C’est ainsi que naquit L’art du rire ?
J’ai donc inventé cette formule d’une heure à partir de ce que je faisais avec les élèves et qui s’appelle aujourd’hui L’art du rire. Je n’avais pas cette intention au départ, je ne cherchais pas du tout à faire du spectacle en solo. Alors que je jouais dans Fragments de Beckett mis en scène par Peter Brook, une de ses assistantes, qui avait vu le spectacle sur le rire en a parlé à Brook qui m’a demandé de le faire chez lui… Les Bouffes du Nord ! Ce temple du théâtre ! Comme Peter n’aime pas qu’on lui dise non, je l’ai fait.
Depuis nous n’avons jamais décroché le téléphone pour vendre L’art du rire. Le spectacle s’est vendu tout seul ! Le Théâtre du Rond-Point l’a repéré, volé presque… je suis déjà passé deux fois un mois et je dois y repasser encore un troisième mois… Je suis un peu perplexe quant à ce phénomène, qui me fait dire que parfois on trouve ce qu’on ne cherche pas !
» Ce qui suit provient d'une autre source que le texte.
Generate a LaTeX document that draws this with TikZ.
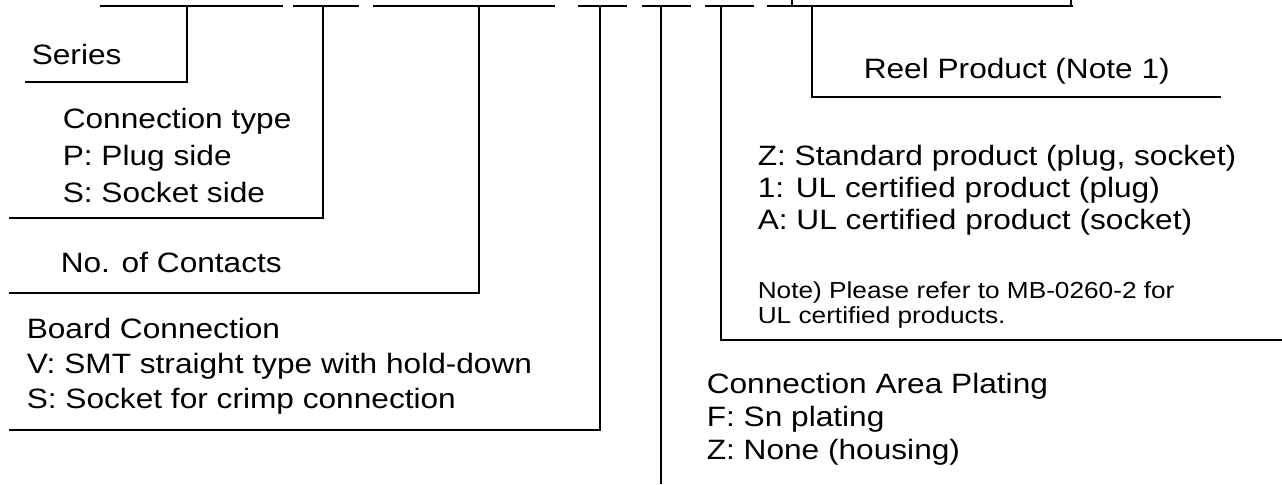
\documentclass[tikz,border=0pt]{standalone}
\usepackage{fontspec}
\setmainfont[FakeStretch=1.13]{Liberation Sans}
\usetikzlibrary{positioning}
\tikzset{>=latex}

\begin{document}
\begin{tikzpicture}[x=0.5pt, y=-0.5pt, line width=0.8pt,
	lbl/.style={anchor=north west, inner sep=0pt, align=left, font=\fontsize{14}{17.5}\selectfont},
	widelbl/.style={lbl, font=\fontsize{14}{18.5}\selectfont},
	tightlbl/.style={lbl, font=\fontsize{14}{16.5}\selectfont},
	smalllbl/.style={lbl, font=\fontsize{11.6}{12.5}\selectfont}]
	\useasboundingbox (0,0) rectangle (1282,484);

	\foreach \a/\b in {100/283, 293/359, 373/555, 578/627, 642/691, 705/754, 767/1073}
		\draw (\a,6) -- (\b,6);
	\draw (792,0) -- (792,6) (1071,0) -- (1071,6);

	\coordinate (series) at (187,6);   \coordinate (seriesE) at (25,82);
	\coordinate (ctype) at (323,6);    \coordinate (ctypeE) at (9,218);
	\coordinate (contacts) at (479,6); \coordinate (contactsE) at (9,293);
	\coordinate (board) at (600,6);    \coordinate (boardE) at (9,430);
	\coordinate (plating) at (661,6);  \coordinate (platingE) at (661,484);
	\coordinate (grade) at (721,6);    \coordinate (gradeE) at (1282,340);
	\coordinate (reel) at (812,6);     \coordinate (reelE) at (1221,97);

	\draw (series) |- (seriesE);
	\draw (ctype) |- (ctypeE);
	\draw (contacts) |- (contactsE);
	\draw (board) |- (boardE);
	\draw (plating) -- (platingE);
	\draw (grade) |- (gradeE);
	\draw (reel) |- (reelE);

	\node[lbl] (seriesT) at (31,43) {Series};
	\node[widelbl] (ctypeT) at (62,107) {Connection type\\P: Plug side\\S: Socket side};
	\node[lbl] (contactsT) at (60,251) {No. of Contacts};
	\node[lbl] (boardT) at (26,317) {Board Connection\\V: SMT straight type with hold-down\\S: Socket for crimp connection};
	\node[lbl] (reelT) at (863,57) {Reel Product (Note 1)};
	\node[lbl, font=\fontsize{14}{16}\selectfont] (gradeT) at (757,144) {Z: Standard product (plug, socket)\\1: UL certified product (plug)\\A: UL certified product (socket)};
	\node[smalllbl] (noteT) at (757,281) {Note) Please refer to MB-0260-2 for\\UL certified products.};
	\node[tightlbl] (platingT) at (706,372) {Connection Area Plating\\F: Sn plating\\Z: None (housing)};
\end{tikzpicture}
\end{document}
Qu’est-ce qui a évolué depuis la master-class du début ?
Au départ c’est une démarche pédagogique, légère, pour divertir les gens, qui ne s’adressait pas à un public de spécialistes. Je joue beaucoup plus de choses aujourd’hui. J’ai construit un personnage, c’est plus sculpté, beaucoup moins improvisé. Mais c’est la même chose que ce que j’ai conçu la toute première fois. Je suis fier de ce bébé !
Quel personnage avez-vous construit ?
Quand on enseigne on a quelque part un personnage, un comportement, une façon de bouger, de parler. J’ai grossi le trait si vous voulez. Parfois je donne à ce professeur une certaine folie, mais attention, c’est subtil, je n’appuie pas sur l’excentrique et le comique et je reste dans mon sujet !
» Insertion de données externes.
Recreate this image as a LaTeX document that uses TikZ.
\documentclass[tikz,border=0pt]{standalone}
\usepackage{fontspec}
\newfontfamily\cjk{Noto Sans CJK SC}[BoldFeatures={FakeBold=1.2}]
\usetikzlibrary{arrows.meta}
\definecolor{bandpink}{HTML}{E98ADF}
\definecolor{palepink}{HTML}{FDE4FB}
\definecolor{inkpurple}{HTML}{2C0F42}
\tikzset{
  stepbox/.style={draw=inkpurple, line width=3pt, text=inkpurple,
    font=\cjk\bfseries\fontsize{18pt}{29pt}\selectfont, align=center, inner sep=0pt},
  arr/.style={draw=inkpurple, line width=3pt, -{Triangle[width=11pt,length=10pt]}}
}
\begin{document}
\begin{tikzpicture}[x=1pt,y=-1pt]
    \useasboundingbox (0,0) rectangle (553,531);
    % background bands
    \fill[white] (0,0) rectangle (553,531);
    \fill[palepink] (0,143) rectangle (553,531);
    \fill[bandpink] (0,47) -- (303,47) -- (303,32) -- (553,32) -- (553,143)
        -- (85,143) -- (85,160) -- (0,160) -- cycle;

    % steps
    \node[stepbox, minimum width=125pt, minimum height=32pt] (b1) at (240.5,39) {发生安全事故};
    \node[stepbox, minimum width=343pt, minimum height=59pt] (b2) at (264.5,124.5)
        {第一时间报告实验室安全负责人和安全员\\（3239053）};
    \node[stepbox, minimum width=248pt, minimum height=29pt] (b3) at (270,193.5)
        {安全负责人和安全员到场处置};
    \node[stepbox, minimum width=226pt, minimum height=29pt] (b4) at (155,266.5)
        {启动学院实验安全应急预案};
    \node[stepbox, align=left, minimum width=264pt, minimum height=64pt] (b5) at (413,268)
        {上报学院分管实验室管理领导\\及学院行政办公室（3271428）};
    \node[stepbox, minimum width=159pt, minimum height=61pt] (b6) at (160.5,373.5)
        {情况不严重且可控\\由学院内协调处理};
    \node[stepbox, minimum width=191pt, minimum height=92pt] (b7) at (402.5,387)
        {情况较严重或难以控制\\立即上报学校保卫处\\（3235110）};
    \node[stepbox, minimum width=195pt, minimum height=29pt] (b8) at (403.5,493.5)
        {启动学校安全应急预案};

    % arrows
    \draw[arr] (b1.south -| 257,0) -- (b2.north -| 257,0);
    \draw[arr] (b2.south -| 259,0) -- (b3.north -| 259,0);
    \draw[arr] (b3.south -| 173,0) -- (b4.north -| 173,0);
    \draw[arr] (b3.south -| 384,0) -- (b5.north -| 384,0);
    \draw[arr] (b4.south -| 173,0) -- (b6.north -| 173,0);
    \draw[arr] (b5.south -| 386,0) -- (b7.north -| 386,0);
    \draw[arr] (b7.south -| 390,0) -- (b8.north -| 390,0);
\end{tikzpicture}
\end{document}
De quel rire est-il question dans votre master-class ? Est-on du côté de Gargantua, de Bergson ?
Je n’utilise que mes expériences personnelles. J’ai toute la littérature sur le rire à la maison. Parfois, j’hésite, je lis… mais je ferme très vite Bergson et tous les autres parce que ça contamine ce que je fais. Le spectacle n’explique pas à proprement parler pourquoi et comment on rit. C’est un acte de tendresse pour un public : je le réveille, je le déséquilibre, je le rééquilibre…
C’est un spectacle qui part du corps et de son comportement. Il décrit la façon dont nous sommes sensibles aux phénomènes de déséquilibre, de décalage, dans nos rapports avec l’espace et dans nos rapports avec les autres.
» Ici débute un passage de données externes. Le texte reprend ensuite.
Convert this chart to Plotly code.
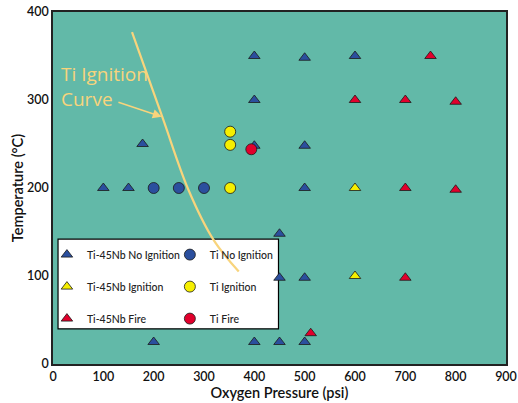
import plotly.graph_objects as go

# ---- data ----
nb_no_x = [400, 500, 600, 400, 178, 400, 500, 100, 150, 500, 450, 450, 500, 200, 400, 450, 500]
nb_no_y = [350, 348, 350, 300, 250, 248, 248, 200, 200, 200, 148, 98, 98, 25, 25, 25, 25]
nb_ign_x = [600, 600]
nb_ign_y = [200, 100]
nb_fire_x = [750, 600, 700, 800, 700, 800, 700, 512]
nb_fire_y = [350, 300, 300, 298, 200, 198, 98, 35]
ti_no_x = [200, 250, 300]
ti_no_y = [200, 200, 200]
ti_ign_x = [352, 352, 352]
ti_ign_y = [264, 249, 200]
ti_fire_x = [394]
ti_fire_y = [244]
curve_x = [157, 217, 269, 319, 369]
curve_y = [377, 281, 198, 141, 105]

BLUE = "#2b4f9e"
YEL = "#f6ef00"
RED = "#e1002c"
CURVE = "#f8d47c"
BG = "#62b9a8"
FONT = "Lato"

fig = go.Figure()

# legend box (drawn below the traces)
fig.add_shape(type="rect", xref="x", yref="y", x0=10, x1=448, y0=40, y1=142,
              fillcolor="white", line=dict(color="black", width=1.2), layer="below")

fig.add_trace(go.Scatter(x=curve_x, y=curve_y, mode="lines", line=dict(color=CURVE, width=2.2, shape="spline"),
                         showlegend=False, hoverinfo="skip"))

def pts(x, y, sym, col, name, leg, grp):
    fig.add_trace(go.Scatter(x=x, y=y, mode="markers", name=name, legend=leg, legendgroup=grp,
                             marker=dict(symbol=sym, color=col, size=11 if sym == "circle" else 10,
                                         line=dict(color="#1a1a1a", width=0.8))))

pts(nb_no_x, nb_no_y, "triangle-up", BLUE, "Ti-45Nb No Ignition", "legend", "a")
pts(nb_ign_x, nb_ign_y, "triangle-up", YEL, "Ti-45Nb Ignition", "legend", "b")
pts(nb_fire_x, nb_fire_y, "triangle-up", RED, "Ti-45Nb Fire", "legend", "c")
pts(ti_no_x, ti_no_y, "circle", BLUE, "Ti No Ignition", "legend2", "d")
pts(ti_ign_x, ti_ign_y, "circle", YEL, "Ti Ignition", "legend2", "e")
pts(ti_fire_x, ti_fire_y, "circle", RED, "Ti Fire", "legend2", "f")

annfont = dict(family="Open Sans", size=19, color=CURVE, weight=500)
fig.add_annotation(x=12, y=315, xref="x", yref="y", text="Ti Ignition<br>Curve", showarrow=False,
                   xanchor="left", yanchor="middle", align="left", font=annfont)
fig.add_annotation(x=216, y=281, ax=127, ay=298, xref="x", yref="y", axref="x", ayref="y",
                   text="", showarrow=True, arrowhead=2, arrowsize=1.2, arrowwidth=1.5, arrowcolor=CURVE)

legfont = dict(family=FONT, size=10.5, color="#222", weight=500)
fig.update_layout(
    width=518, height=403,
    margin=dict(l=53, r=12, t=12, b=39, autoexpand=False),
    paper_bgcolor="white", plot_bgcolor=BG,
    font=dict(family=FONT, color="#111"),
    legend=dict(x=-0.0134, y=0.352, xanchor="left", yanchor="top", bgcolor="rgba(0,0,0,0)",
                tracegroupgap=13, font=legfont, itemwidth=30),
    legend2=dict(x=0.258, y=0.352, xanchor="left", yanchor="top", bgcolor="rgba(0,0,0,0)",
                 tracegroupgap=13, font=legfont, itemwidth=30),
    xaxis=dict(range=[0, 900], tickvals=[0, 100, 200, 300, 400, 500, 600, 700, 800, 900],
               showgrid=False, zeroline=False, showline=True, mirror=True, linecolor="#222", linewidth=1.5,
               ticks="", automargin=False, tickfont=dict(family=FONT, size=12.5, color="#111", weight=600),
               title=dict(text="Oxygen Pressure (psi)", font=dict(family=FONT, size=14.5, color="#111", weight=600), standoff=2)),
    yaxis=dict(range=[0, 400], tickvals=[0, 100, 200, 300, 400],
               showgrid=False, zeroline=False, showline=True, mirror=True, linecolor="#222", linewidth=1.5,
               ticks="", automargin=False, tickfont=dict(family=FONT, size=12.5, color="#111", weight=600),
               title=dict(text="Temperature (°C)", font=dict(family=FONT, size=14.5, color="#111", weight=600), standoff=0)),
)

fig.write_html("out.html", config={"displayModeBar": False},
               post_script="document.body.style.margin='0px';")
Quel message voulez-vous faire passer à travers ce spectacle ?
Plusieurs messages peut-être, que je découvre avec le public. C’est un spectacle « source ouverte ». J’écoute les gens, j’introduis même des phrases que l’on me donne. Un des messages pourrait être : nous sommes tous un peu en état d’amnésie de notre corps et de ses possibilités spontanées lorsqu’on ne cherche pas l’exploit pour l’exploit mais pour le plaisir d’exister et de bouger.
Le spectacle propose comme une tentative de réconciliation de chacun avec son propre corps. Soyons contents d’être là, avec les autres, comme on est ! Avec des permanences : nous sommes verticaux, on a un poids, on a des sensations de compression dans les genoux et chacun danse avec ! — Propos recueillis par Marie-Hélène Bonafé
13 | Martigues, Théâtre des Salins, le 11/04, tél. 04 42 49 02 00, www.theatre-des-salins.fr
Repères
Jos Houben étudie la philosophie à Louvain puis se retrouve à l’école Lecoq à Paris, où il croise Simon Mac Burney avec qui il fonde le théâtre de Complicité à Londres. Après dix ans de tournées mondiales, il quitte la compagnie pour réaliser ses propres projets. Il se passionne pour le théâtre musical et travaille notamment avec Georges Aperghis et Mauricio Kagel. Il croise également la route de Peter Brook, une rencontre décisive dans son parcours. Devenu professeur à l’école Lecoq, où l’on étudie particulièrement le langage du corps au théâtre, il vit actuellement en France.